> [To do] Return all of the data exactly, with nothing left out but the pictures.

> [Data extract]

★ ★ ★ ★ ★

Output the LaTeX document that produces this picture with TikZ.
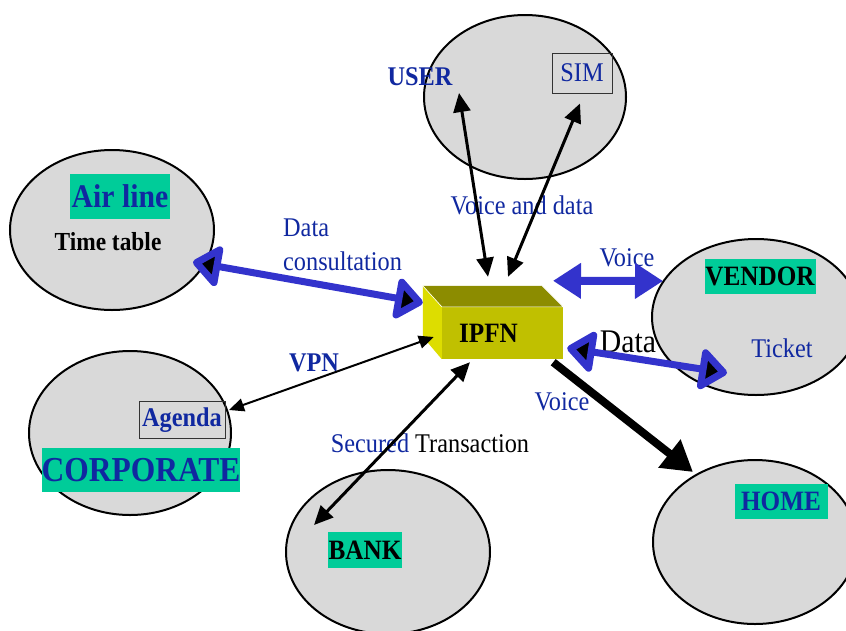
\documentclass[tikz,border=0pt]{standalone}
\usepackage{fontspec}
\setmainfont{Liberation Serif}[FakeStretch=0.9]
\usetikzlibrary{shapes.geometric,arrows.meta,positioning,calc}
\definecolor{zonegray}{RGB}{217,217,217}
\definecolor{taggreen}{RGB}{0,204,153}
\definecolor{labelblue}{RGB}{16,40,160}
\definecolor{linkblue}{RGB}{51,51,204}
\definecolor{boxfront}{RGB}{192,192,0}
\definecolor{boxtop}{RGB}{140,140,0}
\definecolor{boxside}{RGB}{221,221,0}
\newcommand{\fsize}[1]{\fontsize{#1}{#1}\selectfont}
\tikzset{
	zone/.style = {draw, line width=2pt, fill=zonegray, ellipse, inner sep=0pt},
	tag/.style = {fill=taggreen, inner sep=0pt, font=\bfseries\fsize{27}},
	framed/.style = {draw=black!80, line width=1pt, inner sep=0pt},
	plain/.style = {text=labelblue, inner sep=1pt, font=\fsize{26}},
	strong/.style = {text=labelblue, inner sep=1pt, font=\bfseries\fsize{26}},
	thinlink/.style = {line width=2pt, {Triangle[length=15pt,width=13pt]}-{Triangle[length=15pt,width=13pt]}},
	link/.style = {line width=3pt, {Triangle[length=19pt,width=17pt]}-{Triangle[length=19pt,width=17pt]}},
	bluelink/.style = {draw=linkblue, line width=7pt, line join=round,
		{Triangle[round,fill=black,length=30pt,width=46pt]}-{Triangle[round,fill=black,length=30pt,width=46pt]}},
	voicelink/.style = {draw=linkblue, line width=8pt, {Triangle[length=28pt,width=34pt]}-{Triangle[length=28pt,width=34pt]}},
	homelink/.style = {line width=8pt, -{Triangle[length=30pt,width=34pt]}}
}

\begin{document}
\begin{tikzpicture}[x=1pt,y=-1pt]
    \useasboundingbox (0,0) rectangle (846,630);
    \clip (0,0) rectangle (846,630);

    % zones
    \node [zone, minimum width=202, minimum height=164] (userzone) at (525,97) {};
    \node [zone, minimum width=204, minimum height=160] (airzone) at (112,230) {};
    \node [zone, minimum width=208, minimum height=156] (vendorzone) at (756,317) {};
    \node [zone, minimum width=202, minimum height=164] (corpzone) at (130,433) {};
    \node [zone, minimum width=204, minimum height=164] (bankzone) at (388,552) {};
    \node [zone, minimum width=204, minimum height=164] (homezone) at (755,542) {};

    % labels
    \node [strong, font=\bfseries\fsize{27}] (user) at (420,77) {USER};
    \node [framed, text=labelblue, font=\fsize{27}, minimum width=60, minimum height=40] (sim) at (582,73) {SIM};
    \node [plain, font=\fsize{27}] (voicedata) at (522,205) {Voice and data};
    \node [tag, text=labelblue, font=\bfseries\fsize{33}, minimum width=100, minimum height=45] (airline) at (120,196) {Air line};
    \node [inner sep=1pt, font=\bfseries\fsize{26}] (timetable) at (108,242) {Time table};
    \node [plain, anchor=west, align=left, font=\fsize{27}, inner sep=0pt] (consult) at (283,245) {Data\\[7pt]consultation};
    \node [plain, font=\fsize{27}] (voicetop) at (627,258) {Voice};
    \node [tag, font=\bfseries\fsize{28}, minimum width=111, minimum height=35] (vendor) at (760,276) {VENDOR};
    \node [inner sep=1pt, font=\fsize{33}] (datalbl) at (628,342) {Data};
    \node [plain, font=\fsize{27}] (ticket) at (782,348) {Ticket};
    \node [plain, font=\fsize{27}] (voicelow) at (562,402) {Voice};
    \node [strong, font=\bfseries\fsize{27}] (vpn) at (314,363) {VPN};
    \node [framed, text=labelblue, font=\bfseries\fsize{27}, minimum width=86, minimum height=37] (agenda) at (182,420) {Agenda};
    \node [tag, text=labelblue, font=\bfseries\fsize{35}, minimum width=195, minimum height=44] (corporate) at (141,470) {CORPORATE};
    \node [inner sep=1pt, font=\fsize{27}] (secured) at (430,443) {\textcolor{labelblue}{Secured} Transaction};
    \node [tag, font=\bfseries\fsize{28}, minimum width=74, minimum height=36] (bank) at (365,550) {BANK};
    \node [tag, text=labelblue, font=\bfseries\fsize{28}, minimum width=93, minimum height=35] (home) at (781,501) {HOME};

    % IPFN box
    \node [fill=boxfront, minimum width=121, minimum height=52, inner sep=0pt, font=\bfseries\fsize{28}] (ipfn) at (502.5,333) {IPFN\rule{28pt}{0pt}};
    \fill [boxtop] (ipfn.north west) -- ++(-19,-21) -- ($(ipfn.north east)+(-21,-21)$) -- (ipfn.north east) -- cycle;
    \fill [boxside] (ipfn.north west) -- ++(-19,-21) -- ++(0,51) -- (ipfn.south west) -- cycle;
    \draw [white, line width=0.6pt] ($(ipfn.north west)+(-19,-21)$) -- (ipfn.north west) -- (ipfn.north east) -- ++(-21,-21);

    % links
    \draw [link] ([xshift=39pt,yshift=-16pt]user.center) -- ([xshift=-14.5pt,yshift=30pt]ipfn.north);
    \draw [link] ([xshift=-2pt,yshift=-10pt]sim.south) -- ([xshift=5.5pt,yshift=30pt]ipfn.north);
    \draw [bluelink] ([xshift=81pt,yshift=-32pt]airzone.center) -- ([xshift=-19pt,yshift=4pt]ipfn.north west);
    \draw [voicelink] ([xshift=50.5pt,yshift=26pt]ipfn.north) -- ([xshift=-93pt,yshift=36pt]vendorzone.center);
    \draw [bluelink] ([xshift=4pt,yshift=-15pt]ipfn.east) -- ([xshift=-29pt,yshift=-56pt]vendorzone.center);
    \draw [thinlink] ([xshift=-8pt,yshift=-4pt]ipfn.west) -- ([xshift=99pt,yshift=23pt]corpzone.center);
    \draw [link] ([xshift=-32.5pt,yshift=-3pt]ipfn.south) -- ([xshift=-74pt,yshift=27pt]bankzone.center);
    \draw [homelink] ([xshift=-10pt,yshift=-3pt]ipfn.south east) -- ([xshift=-62pt,yshift=70pt]homezone.center);
\end{tikzpicture}
\end{document}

★ ★ ★ ★ ★

> [Answer below]
Output the LaTeX document that produces this picture with TikZ.
\documentclass[tikz,border=0pt]{standalone}
\usepackage{fontspec}
\setmainfont{Liberation Serif}[FakeStretch=0.9]
\usetikzlibrary{shapes.geometric,arrows.meta,positioning,calc}
\definecolor{zonegray}{RGB}{217,217,217}
\definecolor{taggreen}{RGB}{0,204,153}
\definecolor{labelblue}{RGB}{16,40,160}
\definecolor{linkblue}{RGB}{51,51,204}
\definecolor{boxfront}{RGB}{192,192,0}
\definecolor{boxtop}{RGB}{140,140,0}
\definecolor{boxside}{RGB}{221,221,0}
\newcommand{\fsize}[1]{\fontsize{#1}{#1}\selectfont}
\tikzset{
	zone/.style = {draw, line width=2pt, fill=zonegray, ellipse, inner sep=0pt},
	tag/.style = {fill=taggreen, inner sep=0pt, font=\bfseries\fsize{27}},
	framed/.style = {draw=black!80, line width=1pt, inner sep=0pt},
	plain/.style = {text=labelblue, inner sep=1pt, font=\fsize{26}},
	strong/.style = {text=labelblue, inner sep=1pt, font=\bfseries\fsize{26}},
	thinlink/.style = {line width=2pt, {Triangle[length=15pt,width=13pt]}-{Triangle[length=15pt,width=13pt]}},
	link/.style = {line width=3pt, {Triangle[length=19pt,width=17pt]}-{Triangle[length=19pt,width=17pt]}},
	bluelink/.style = {draw=linkblue, line width=7pt, line join=round,
		{Triangle[round,fill=black,length=30pt,width=46pt]}-{Triangle[round,fill=black,length=30pt,width=46pt]}},
	voicelink/.style = {draw=linkblue, line width=8pt, {Triangle[length=28pt,width=34pt]}-{Triangle[length=28pt,width=34pt]}},
	homelink/.style = {line width=8pt, -{Triangle[length=30pt,width=34pt]}}
}

\begin{document}
\begin{tikzpicture}[x=1pt,y=-1pt]
    \useasboundingbox (0,0) rectangle (846,630);
    \clip (0,0) rectangle (846,630);

    % zones
    \node [zone, minimum width=202, minimum height=164] (userzone) at (525,97) {};
    \node [zone, minimum width=204, minimum height=160] (airzone) at (112,230) {};
    \node [zone, minimum width=208, minimum height=156] (vendorzone) at (756,317) {};
    \node [zone, minimum width=202, minimum height=164] (corpzone) at (130,433) {};
    \node [zone, minimum width=204, minimum height=164] (bankzone) at (388,552) {};
    \node [zone, minimum width=204, minimum height=164] (homezone) at (755,542) {};

    % labels
    \node [strong, font=\bfseries\fsize{27}] (user) at (420,77) {USER};
    \node [framed, text=labelblue, font=\fsize{27}, minimum width=60, minimum height=40] (sim) at (582,73) {SIM};
    \node [plain, font=\fsize{27}] (voicedata) at (522,205) {Voice and data};
    \node [tag, text=labelblue, font=\bfseries\fsize{33}, minimum width=100, minimum height=45] (airline) at (120,196) {Air line};
    \node [inner sep=1pt, font=\bfseries\fsize{26}] (timetable) at (108,242) {Time table};
    \node [plain, anchor=west, align=left, font=\fsize{27}, inner sep=0pt] (consult) at (283,245) {Data\\[7pt]consultation};
    \node [plain, font=\fsize{27}] (voicetop) at (627,258) {Voice};
    \node [tag, font=\bfseries\fsize{28}, minimum width=111, minimum height=35] (vendor) at (760,276) {VENDOR};
    \node [inner sep=1pt, font=\fsize{33}] (datalbl) at (628,342) {Data};
    \node [plain, font=\fsize{27}] (ticket) at (782,348) {Ticket};
    \node [plain, font=\fsize{27}] (voicelow) at (562,402) {Voice};
    \node [strong, font=\bfseries\fsize{27}] (vpn) at (314,363) {VPN};
    \node [framed, text=labelblue, font=\bfseries\fsize{27}, minimum width=86, minimum height=37] (agenda) at (182,420) {Agenda};
    \node [tag, text=labelblue, font=\bfseries\fsize{35}, minimum width=195, minimum height=44] (corporate) at (141,470) {CORPORATE};
    \node [inner sep=1pt, font=\fsize{27}] (secured) at (430,443) {\textcolor{labelblue}{Secured} Transaction};
    \node [tag, font=\bfseries\fsize{28}, minimum width=74, minimum height=36] (bank) at (365,550) {BANK};
    \node [tag, text=labelblue, font=\bfseries\fsize{28}, minimum width=93, minimum height=35] (home) at (781,501) {HOME};

    % IPFN box
    \node [fill=boxfront, minimum width=121, minimum height=52, inner sep=0pt, font=\bfseries\fsize{28}] (ipfn) at (502.5,333) {IPFN\rule{28pt}{0pt}};
    \fill [boxtop] (ipfn.north west) -- ++(-19,-21) -- ($(ipfn.north east)+(-21,-21)$) -- (ipfn.north east) -- cycle;
    \fill [boxside] (ipfn.north west) -- ++(-19,-21) -- ++(0,51) -- (ipfn.south west) -- cycle;
    \draw [white, line width=0.6pt] ($(ipfn.north west)+(-19,-21)$) -- (ipfn.north west) -- (ipfn.north east) -- ++(-21,-21);

    % links
    \draw [link] ([xshift=39pt,yshift=-16pt]user.center) -- ([xshift=-14.5pt,yshift=30pt]ipfn.north);
    \draw [link] ([xshift=-2pt,yshift=-10pt]sim.south) -- ([xshift=5.5pt,yshift=30pt]ipfn.north);
    \draw [bluelink] ([xshift=81pt,yshift=-32pt]airzone.center) -- ([xshift=-19pt,yshift=4pt]ipfn.north west);
    \draw [voicelink] ([xshift=50.5pt,yshift=26pt]ipfn.north) -- ([xshift=-93pt,yshift=36pt]vendorzone.center);
    \draw [bluelink] ([xshift=4pt,yshift=-15pt]ipfn.east) -- ([xshift=-29pt,yshift=-56pt]vendorzone.center);
    \draw [thinlink] ([xshift=-8pt,yshift=-4pt]ipfn.west) -- ([xshift=99pt,yshift=23pt]corpzone.center);
    \draw [link] ([xshift=-32.5pt,yshift=-3pt]ipfn.south) -- ([xshift=-74pt,yshift=27pt]bankzone.center);
    \draw [homelink] ([xshift=-10pt,yshift=-3pt]ipfn.south east) -- ([xshift=-62pt,yshift=70pt]homezone.center);
\end{tikzpicture}
\end{document}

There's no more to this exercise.